WHAT THE EXERCISE ASKS — The lines from the top of the material below through the line containing "import pandas as pd" are to be printed exactly, with pictures omitted.
=== DATA FOR THE TASK ===
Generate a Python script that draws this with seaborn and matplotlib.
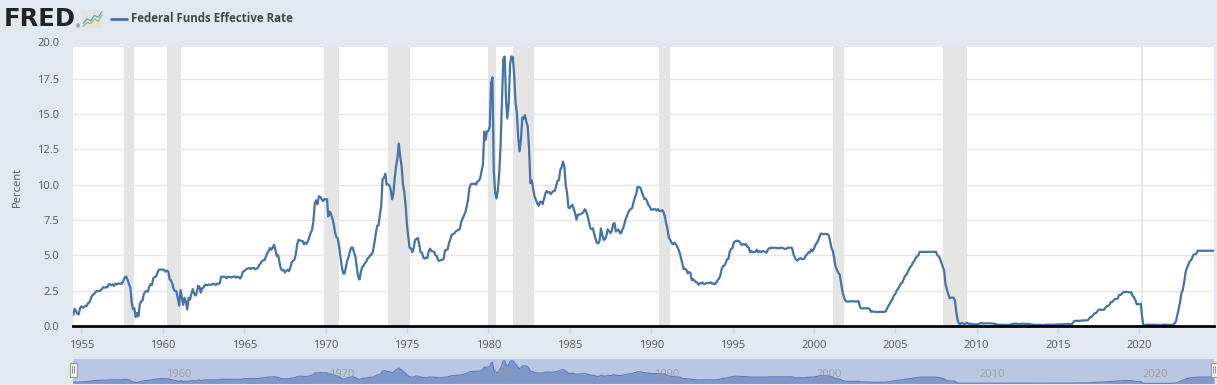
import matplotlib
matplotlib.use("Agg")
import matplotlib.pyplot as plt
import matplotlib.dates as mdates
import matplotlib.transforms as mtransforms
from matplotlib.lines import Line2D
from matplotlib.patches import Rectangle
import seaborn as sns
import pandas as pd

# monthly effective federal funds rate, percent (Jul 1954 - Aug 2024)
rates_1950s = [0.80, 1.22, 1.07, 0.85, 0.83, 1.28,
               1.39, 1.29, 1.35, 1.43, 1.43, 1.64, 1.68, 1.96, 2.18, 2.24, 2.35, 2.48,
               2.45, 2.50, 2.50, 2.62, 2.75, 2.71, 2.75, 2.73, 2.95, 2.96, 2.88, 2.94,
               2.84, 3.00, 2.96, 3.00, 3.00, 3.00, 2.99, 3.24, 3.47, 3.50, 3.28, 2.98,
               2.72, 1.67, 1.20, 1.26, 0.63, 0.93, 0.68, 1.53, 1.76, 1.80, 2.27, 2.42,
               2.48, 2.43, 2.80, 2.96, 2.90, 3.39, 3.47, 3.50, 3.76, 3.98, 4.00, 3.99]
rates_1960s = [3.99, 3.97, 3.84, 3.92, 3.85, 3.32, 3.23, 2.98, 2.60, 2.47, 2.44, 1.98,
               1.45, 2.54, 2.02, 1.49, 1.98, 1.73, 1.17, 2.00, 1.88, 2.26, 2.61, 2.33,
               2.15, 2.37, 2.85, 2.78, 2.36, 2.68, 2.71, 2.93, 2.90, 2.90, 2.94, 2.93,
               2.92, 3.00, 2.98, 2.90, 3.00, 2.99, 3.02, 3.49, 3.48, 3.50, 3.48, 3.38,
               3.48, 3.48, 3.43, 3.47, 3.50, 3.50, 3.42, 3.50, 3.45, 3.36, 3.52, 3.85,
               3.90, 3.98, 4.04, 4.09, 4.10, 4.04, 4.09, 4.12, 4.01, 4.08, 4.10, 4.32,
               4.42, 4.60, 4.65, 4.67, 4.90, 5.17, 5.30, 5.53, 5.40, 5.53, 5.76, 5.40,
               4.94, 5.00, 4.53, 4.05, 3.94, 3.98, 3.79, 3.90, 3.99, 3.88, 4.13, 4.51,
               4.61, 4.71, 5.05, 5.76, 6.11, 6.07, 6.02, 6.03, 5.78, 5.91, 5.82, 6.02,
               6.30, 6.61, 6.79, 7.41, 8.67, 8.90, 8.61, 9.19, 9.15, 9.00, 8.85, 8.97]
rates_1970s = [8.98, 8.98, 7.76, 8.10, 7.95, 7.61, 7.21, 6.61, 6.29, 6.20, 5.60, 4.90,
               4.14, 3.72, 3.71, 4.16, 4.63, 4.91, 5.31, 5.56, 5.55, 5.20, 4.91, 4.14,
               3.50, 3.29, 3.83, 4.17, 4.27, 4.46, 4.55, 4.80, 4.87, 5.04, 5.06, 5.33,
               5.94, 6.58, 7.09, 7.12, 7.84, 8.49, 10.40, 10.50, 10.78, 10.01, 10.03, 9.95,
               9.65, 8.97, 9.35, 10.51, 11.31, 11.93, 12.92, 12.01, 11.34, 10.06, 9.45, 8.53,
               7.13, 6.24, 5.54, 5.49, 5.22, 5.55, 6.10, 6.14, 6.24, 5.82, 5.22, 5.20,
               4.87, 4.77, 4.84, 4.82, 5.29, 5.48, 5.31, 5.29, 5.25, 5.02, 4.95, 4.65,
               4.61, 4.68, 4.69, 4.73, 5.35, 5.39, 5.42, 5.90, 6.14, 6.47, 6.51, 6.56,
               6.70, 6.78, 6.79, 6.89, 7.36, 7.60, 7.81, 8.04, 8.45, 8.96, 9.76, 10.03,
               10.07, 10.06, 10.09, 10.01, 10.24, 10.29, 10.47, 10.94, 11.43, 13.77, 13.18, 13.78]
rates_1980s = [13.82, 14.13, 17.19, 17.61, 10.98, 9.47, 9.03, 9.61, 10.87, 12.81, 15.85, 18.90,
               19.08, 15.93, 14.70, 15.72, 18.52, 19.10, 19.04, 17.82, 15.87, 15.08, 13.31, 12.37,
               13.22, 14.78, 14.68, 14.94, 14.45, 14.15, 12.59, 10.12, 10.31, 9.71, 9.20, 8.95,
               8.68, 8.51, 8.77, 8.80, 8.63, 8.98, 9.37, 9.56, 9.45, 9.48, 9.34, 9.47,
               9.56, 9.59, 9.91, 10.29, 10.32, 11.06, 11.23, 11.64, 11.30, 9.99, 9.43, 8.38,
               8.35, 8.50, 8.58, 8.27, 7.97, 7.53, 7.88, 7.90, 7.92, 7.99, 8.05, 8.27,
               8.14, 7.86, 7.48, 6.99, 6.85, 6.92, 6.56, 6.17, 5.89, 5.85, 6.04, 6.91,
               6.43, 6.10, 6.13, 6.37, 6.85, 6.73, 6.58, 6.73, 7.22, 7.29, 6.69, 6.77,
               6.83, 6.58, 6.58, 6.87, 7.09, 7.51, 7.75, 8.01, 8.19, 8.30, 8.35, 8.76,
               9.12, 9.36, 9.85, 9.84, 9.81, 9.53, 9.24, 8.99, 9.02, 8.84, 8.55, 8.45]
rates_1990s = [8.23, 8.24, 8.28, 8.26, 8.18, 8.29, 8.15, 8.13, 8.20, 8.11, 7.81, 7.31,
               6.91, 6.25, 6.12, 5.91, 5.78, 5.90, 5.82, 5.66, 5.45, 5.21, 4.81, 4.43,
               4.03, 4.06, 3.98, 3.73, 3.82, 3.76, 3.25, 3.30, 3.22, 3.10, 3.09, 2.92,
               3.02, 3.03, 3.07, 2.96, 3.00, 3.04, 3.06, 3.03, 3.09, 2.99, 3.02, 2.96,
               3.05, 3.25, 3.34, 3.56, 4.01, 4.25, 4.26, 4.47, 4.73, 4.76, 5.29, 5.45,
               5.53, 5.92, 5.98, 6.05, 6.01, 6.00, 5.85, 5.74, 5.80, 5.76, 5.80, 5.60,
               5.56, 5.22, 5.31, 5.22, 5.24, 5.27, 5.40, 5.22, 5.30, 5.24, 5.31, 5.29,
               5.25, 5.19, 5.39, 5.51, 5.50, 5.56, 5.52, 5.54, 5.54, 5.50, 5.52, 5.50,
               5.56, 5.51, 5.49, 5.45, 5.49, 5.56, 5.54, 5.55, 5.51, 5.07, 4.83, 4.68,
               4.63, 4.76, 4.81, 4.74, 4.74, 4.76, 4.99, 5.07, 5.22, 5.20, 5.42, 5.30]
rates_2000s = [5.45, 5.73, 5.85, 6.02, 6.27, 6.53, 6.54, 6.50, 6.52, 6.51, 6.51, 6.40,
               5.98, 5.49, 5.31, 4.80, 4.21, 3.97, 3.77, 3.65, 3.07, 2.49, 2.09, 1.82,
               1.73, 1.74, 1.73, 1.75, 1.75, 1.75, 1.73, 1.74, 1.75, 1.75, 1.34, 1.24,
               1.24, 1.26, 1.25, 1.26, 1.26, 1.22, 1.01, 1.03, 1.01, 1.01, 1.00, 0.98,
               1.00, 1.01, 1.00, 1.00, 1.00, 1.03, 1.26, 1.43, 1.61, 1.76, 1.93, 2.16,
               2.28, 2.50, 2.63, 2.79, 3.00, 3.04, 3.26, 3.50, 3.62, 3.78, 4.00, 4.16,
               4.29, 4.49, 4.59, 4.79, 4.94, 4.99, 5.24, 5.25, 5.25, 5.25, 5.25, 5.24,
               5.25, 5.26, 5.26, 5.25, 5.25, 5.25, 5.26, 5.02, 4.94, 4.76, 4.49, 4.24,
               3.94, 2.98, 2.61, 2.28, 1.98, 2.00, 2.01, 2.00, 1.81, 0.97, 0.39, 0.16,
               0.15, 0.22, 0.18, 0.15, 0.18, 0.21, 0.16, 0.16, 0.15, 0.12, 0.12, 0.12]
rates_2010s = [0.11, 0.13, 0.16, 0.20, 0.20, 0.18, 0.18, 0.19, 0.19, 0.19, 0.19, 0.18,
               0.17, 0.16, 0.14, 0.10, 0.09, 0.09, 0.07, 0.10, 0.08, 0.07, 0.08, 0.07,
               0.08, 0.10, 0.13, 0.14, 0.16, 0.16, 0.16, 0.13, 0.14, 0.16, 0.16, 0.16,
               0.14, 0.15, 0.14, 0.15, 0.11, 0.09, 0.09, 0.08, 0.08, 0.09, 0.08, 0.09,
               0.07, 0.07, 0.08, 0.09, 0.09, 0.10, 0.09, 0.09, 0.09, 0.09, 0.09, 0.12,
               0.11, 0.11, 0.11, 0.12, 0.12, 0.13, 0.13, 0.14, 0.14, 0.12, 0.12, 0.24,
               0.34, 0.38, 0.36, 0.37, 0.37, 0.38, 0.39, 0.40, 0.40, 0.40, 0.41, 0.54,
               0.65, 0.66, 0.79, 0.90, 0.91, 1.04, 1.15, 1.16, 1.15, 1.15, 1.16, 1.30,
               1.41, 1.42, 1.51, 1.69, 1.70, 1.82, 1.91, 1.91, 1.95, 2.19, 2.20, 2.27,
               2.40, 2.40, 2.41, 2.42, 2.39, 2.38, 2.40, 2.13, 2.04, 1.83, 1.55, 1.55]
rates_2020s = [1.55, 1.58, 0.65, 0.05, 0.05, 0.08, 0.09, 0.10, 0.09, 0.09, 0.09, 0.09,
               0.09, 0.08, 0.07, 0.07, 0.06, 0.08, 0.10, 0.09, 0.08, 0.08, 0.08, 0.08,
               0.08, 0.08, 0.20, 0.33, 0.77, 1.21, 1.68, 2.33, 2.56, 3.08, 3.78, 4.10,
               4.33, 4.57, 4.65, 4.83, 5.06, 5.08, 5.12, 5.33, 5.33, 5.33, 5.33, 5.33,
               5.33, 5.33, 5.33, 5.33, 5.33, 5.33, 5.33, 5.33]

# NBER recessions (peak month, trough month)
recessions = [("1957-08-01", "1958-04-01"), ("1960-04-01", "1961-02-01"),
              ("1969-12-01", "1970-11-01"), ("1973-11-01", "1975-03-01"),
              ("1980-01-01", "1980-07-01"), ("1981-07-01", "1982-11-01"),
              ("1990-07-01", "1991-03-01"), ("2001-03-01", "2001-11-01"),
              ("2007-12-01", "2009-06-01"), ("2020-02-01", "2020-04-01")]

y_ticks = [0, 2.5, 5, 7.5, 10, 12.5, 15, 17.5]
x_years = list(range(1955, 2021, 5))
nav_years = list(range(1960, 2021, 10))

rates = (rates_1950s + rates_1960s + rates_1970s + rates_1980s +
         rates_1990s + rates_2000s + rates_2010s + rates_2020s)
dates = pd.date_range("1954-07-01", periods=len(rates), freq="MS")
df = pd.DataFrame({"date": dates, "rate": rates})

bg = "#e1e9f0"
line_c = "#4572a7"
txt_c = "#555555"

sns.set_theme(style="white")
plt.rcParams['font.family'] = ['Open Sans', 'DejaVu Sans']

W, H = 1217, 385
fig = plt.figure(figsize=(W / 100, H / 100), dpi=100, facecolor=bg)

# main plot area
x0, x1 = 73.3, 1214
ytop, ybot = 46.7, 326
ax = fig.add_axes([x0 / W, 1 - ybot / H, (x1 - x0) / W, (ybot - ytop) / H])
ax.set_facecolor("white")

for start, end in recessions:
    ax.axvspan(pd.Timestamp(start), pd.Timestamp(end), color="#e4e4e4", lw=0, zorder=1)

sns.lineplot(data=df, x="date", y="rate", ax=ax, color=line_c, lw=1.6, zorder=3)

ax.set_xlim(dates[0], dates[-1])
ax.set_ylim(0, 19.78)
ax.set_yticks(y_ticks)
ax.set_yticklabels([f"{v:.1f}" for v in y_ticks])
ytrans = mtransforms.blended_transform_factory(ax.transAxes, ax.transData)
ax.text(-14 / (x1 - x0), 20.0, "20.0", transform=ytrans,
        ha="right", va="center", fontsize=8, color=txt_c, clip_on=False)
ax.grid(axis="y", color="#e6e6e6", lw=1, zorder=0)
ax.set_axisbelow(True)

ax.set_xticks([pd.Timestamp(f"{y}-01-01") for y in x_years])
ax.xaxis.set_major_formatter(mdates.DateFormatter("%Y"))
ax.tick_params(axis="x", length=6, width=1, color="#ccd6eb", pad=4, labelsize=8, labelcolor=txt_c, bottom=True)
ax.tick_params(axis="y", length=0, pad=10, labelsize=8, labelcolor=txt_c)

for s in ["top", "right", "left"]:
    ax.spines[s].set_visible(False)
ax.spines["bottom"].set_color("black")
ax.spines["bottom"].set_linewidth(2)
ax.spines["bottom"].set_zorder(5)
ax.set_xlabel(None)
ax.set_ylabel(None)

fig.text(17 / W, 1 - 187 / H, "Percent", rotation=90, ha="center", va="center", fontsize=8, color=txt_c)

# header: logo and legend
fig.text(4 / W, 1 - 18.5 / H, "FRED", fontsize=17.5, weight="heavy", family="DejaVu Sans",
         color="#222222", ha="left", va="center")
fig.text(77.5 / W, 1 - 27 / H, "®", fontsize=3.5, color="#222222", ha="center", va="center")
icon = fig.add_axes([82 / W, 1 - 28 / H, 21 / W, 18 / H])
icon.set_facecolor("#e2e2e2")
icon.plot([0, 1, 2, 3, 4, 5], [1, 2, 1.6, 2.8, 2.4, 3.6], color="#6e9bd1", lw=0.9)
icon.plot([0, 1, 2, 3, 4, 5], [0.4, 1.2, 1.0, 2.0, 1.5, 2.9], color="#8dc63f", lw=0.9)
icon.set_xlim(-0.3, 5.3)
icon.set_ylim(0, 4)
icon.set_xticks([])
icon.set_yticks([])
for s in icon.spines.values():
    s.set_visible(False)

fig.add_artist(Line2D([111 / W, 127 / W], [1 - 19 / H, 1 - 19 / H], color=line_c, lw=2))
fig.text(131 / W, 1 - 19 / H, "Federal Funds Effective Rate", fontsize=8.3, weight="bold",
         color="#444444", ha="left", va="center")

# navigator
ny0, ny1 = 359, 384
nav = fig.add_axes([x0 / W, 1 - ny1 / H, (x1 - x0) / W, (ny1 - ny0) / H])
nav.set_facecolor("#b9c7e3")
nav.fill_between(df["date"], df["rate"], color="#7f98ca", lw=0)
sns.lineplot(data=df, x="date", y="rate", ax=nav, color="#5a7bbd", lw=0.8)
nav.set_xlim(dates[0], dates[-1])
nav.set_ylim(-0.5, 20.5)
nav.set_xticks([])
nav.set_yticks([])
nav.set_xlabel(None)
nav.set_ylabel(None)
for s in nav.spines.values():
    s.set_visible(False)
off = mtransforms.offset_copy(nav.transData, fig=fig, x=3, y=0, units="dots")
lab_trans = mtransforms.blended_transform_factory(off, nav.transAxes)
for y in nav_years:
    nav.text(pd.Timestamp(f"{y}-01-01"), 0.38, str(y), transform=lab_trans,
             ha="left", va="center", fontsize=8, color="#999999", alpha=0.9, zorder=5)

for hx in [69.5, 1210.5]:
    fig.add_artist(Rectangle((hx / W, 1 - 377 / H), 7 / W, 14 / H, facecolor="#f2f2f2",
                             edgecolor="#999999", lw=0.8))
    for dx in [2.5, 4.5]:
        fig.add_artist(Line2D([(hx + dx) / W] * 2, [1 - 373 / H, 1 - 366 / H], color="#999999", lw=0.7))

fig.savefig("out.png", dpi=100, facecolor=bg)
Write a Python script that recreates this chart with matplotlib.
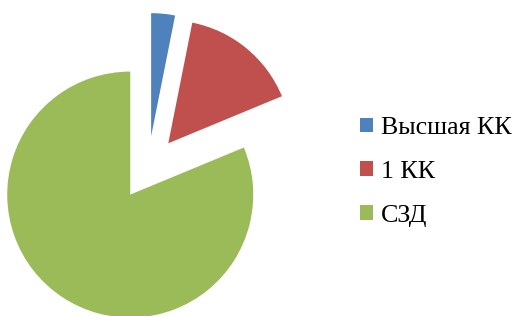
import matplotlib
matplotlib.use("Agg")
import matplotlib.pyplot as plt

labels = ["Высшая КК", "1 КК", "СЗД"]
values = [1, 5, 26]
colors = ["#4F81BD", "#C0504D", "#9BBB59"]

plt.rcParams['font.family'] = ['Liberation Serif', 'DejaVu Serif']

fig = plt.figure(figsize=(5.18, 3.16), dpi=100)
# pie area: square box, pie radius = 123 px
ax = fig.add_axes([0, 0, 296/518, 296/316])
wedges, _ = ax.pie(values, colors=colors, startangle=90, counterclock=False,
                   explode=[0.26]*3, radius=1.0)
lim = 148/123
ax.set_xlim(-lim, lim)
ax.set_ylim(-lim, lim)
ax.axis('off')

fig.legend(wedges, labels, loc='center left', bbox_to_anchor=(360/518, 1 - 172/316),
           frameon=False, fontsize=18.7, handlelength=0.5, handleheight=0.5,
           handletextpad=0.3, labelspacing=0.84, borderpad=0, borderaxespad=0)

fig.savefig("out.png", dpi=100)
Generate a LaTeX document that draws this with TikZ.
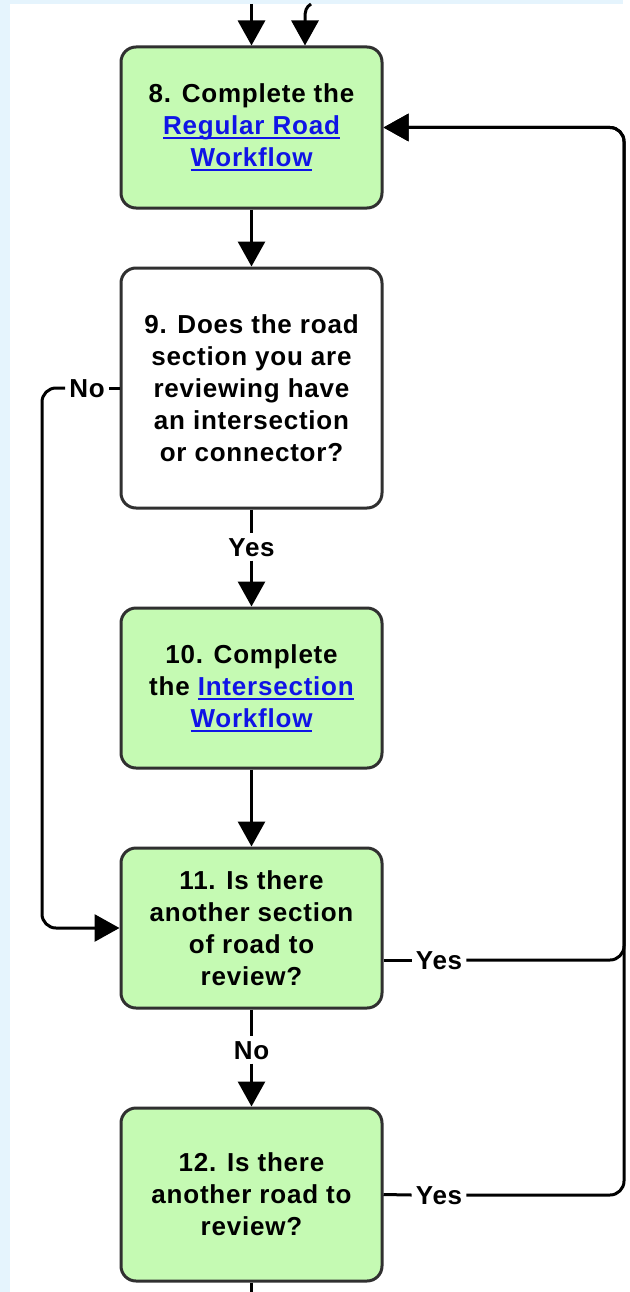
===
EXERCISE RESULT —
Generate a Python script that draws this with seaborn and matplotlib.
import matplotlib
matplotlib.use("Agg")
import matplotlib.pyplot as plt
import matplotlib.dates as mdates
import matplotlib.transforms as mtransforms
from matplotlib.lines import Line2D
from matplotlib.patches import Rectangle
import seaborn as sns
import pandas as pd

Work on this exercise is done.